Omar Mahmood, senior researcher for the Institute for Security Studies (ISS) in Addis Ababa, observes that in the short term Mogadishu achieved what it wanted as its preferred candidate was elected in South West State and Haysom replaced.
In the longer term, though, the calculus may be different: ‘What has been lost is a prime opportunity to demonstrate that ex-al-Shabaab members can be accepted into mainstream society, in addition to the potential to tap into Robow’s knowledge of the group in order to counter it.’
Akinola Olojo, also an ISS senior researcher, agrees the incident has serious implications ‘because not only will the mishandling of Robow’s case discourage others who may be considering defecting from al-Shabaab; it risks reinforcing anti-government sentiments and narratives among the younger population from South West State and beyond’.
The suggestion from Mogadishu that Robow was a Trojan Horse, pretending to have renounced violence in order to reintroduce it surreptitiously, seems disingenuous. It is however possible some of Somalia’s regional and international allies were not comfortable with a former al-Shabaab deputy leader in such high office.
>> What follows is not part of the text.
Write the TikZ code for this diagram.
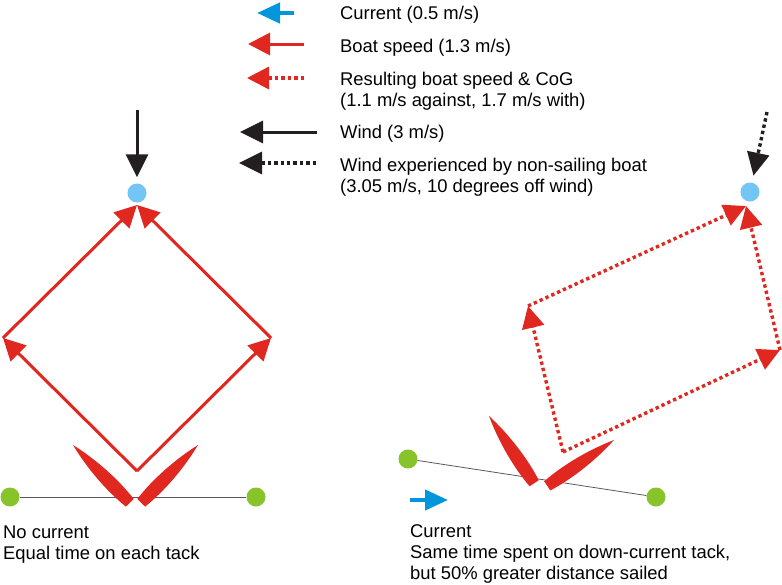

The more plausible explanation, though, is that Farmajo’s government arrested Robow simply because he was too independent. He refused to give way to the Mogadishu-backed (and therefore presumably more pliable) candidate for the South West State presidency, former federal energy minister Abdiaziz Hassan Mohamed – who indeed eventually won.
This obsession with control, as Haysom hinted to the UN, is jeopardising efforts to tackle al-Shabaab both directly – in discouraging further defections, and indirectly – in undermining the construction of a viable federal state, which must rest on real devolution of power.
Somali soldiers, AMISOM troops and ordinary citizens do not deserve to die violently while their government is actively undermining the prospects for peace.